I’ve never been a big fan of The Footy Show, and I’m not just saying that because I know how to read.

It’s just that, whether in its AFL or NRL incarnation, the show’s innovative mixture of idiocy and stupidness never quite caught on with me.

I guess I always just preferred watching footballers playing football to watching footballers do literally anything else.

But no matter what you might say about The Footy Show – that it’s lowbrow, that it’s cliched, that it’s inarticulate, that it’s tired, that it’s boring, that it’s moronic, that it’s insulting, that it’s sexist, that’s racist, that it’s homophobic, that it’s degrading the very fabric of the Australian sporting lifestyle, that it diminishes the intelligence and basic moral worth of every unfortunate sap who for whatever reason ends up watching a single minute of it…sorry, what was I saying?

Oh yes – say what you like about The Footy Show, you can’t deny that it has always been at the forefront of breaking new ground in the field of athletitainment.

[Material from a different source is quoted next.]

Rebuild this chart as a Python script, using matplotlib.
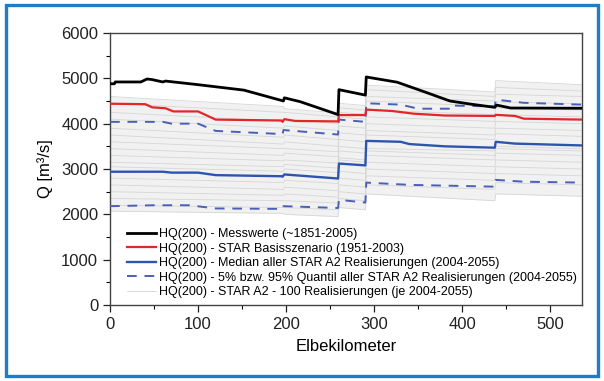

It was the AFL Footy Show, remember, that first recognised the potential of Billy Brownless, a man who had previously been considered telegenic only by certain devotees of the occult.

And it was the NRL edition that spawned the stand-up comedy career of Craig McLachlan, allowing us all to know that evil is real, and has a face.

So it’s no surprise that the great leap forward took place last night on The NRL Footy Show, when Ben Ross, in an arm-wrestling contest against fellow ex-Queensland great Wendell Sailor, had his arm essentially snapped in half.

And for the first time in a long time, watching The Footy Show, I felt alive.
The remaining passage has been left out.